Source data:
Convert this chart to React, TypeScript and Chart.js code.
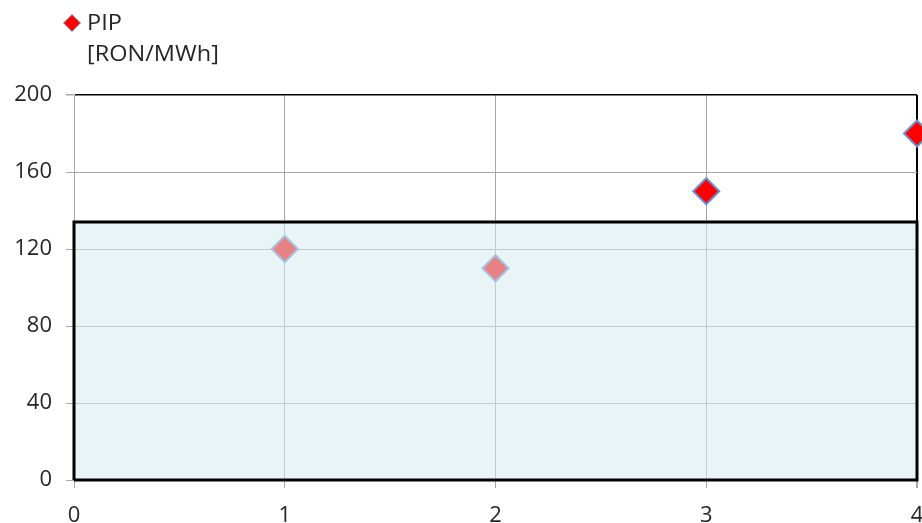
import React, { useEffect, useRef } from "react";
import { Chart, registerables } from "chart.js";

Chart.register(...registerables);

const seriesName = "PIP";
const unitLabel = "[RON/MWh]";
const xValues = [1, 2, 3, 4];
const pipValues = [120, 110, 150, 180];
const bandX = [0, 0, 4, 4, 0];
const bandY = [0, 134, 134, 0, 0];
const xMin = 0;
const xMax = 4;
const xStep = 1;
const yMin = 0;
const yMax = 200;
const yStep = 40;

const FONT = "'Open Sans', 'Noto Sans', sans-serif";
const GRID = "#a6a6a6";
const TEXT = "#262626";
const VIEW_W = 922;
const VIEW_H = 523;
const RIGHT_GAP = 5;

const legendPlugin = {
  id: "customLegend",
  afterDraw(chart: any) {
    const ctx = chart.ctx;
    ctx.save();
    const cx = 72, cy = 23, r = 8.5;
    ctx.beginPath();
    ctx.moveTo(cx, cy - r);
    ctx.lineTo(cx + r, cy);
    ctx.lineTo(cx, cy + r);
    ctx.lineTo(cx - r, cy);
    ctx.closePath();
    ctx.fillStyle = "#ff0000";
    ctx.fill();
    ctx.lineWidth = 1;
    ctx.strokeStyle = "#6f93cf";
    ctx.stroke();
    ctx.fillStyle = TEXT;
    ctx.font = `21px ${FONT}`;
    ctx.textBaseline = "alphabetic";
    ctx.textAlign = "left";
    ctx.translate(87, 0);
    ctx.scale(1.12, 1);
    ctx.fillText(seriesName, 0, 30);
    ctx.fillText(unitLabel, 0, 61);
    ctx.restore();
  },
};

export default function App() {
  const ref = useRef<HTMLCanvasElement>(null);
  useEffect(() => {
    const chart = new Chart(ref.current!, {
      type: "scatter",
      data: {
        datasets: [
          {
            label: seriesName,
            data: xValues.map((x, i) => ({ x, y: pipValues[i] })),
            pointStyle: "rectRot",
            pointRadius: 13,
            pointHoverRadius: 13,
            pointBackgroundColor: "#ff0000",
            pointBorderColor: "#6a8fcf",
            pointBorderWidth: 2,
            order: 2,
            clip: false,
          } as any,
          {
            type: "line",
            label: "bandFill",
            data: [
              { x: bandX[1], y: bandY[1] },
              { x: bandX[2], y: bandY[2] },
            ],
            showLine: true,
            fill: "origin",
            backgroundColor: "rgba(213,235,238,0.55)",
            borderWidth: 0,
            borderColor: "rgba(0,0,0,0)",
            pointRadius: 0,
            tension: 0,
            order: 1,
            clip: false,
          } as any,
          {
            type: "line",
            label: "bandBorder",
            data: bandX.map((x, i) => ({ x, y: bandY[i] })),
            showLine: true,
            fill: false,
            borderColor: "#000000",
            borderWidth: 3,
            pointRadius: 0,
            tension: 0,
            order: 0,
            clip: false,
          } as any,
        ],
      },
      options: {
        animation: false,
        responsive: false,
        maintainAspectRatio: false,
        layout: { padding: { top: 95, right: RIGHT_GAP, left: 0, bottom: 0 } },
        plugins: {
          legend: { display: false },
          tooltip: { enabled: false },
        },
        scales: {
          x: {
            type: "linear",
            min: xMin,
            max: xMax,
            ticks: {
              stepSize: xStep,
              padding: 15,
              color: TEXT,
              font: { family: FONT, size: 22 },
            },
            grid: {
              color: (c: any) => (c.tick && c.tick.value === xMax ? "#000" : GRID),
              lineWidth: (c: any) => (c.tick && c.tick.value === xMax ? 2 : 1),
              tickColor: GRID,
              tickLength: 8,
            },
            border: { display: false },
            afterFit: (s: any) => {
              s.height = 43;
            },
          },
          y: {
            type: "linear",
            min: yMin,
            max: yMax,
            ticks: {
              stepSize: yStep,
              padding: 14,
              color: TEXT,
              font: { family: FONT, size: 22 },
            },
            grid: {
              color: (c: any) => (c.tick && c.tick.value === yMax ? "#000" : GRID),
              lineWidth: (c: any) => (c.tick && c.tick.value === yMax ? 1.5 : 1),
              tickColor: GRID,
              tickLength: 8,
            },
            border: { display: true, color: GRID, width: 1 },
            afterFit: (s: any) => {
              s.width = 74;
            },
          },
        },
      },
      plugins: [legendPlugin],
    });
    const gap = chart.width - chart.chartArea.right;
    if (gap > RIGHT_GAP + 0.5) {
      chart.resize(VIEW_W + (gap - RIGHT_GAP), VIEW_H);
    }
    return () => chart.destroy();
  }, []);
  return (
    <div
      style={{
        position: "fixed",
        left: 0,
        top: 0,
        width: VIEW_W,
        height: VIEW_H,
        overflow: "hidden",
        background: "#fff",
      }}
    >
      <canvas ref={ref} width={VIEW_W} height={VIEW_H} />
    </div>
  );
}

Aim of the exercise:
Copy each line above where the string "React" occurs.

Finished answer:
Convert this chart to React, TypeScript and Chart.js code.
import React, { useEffect, useRef } from "react";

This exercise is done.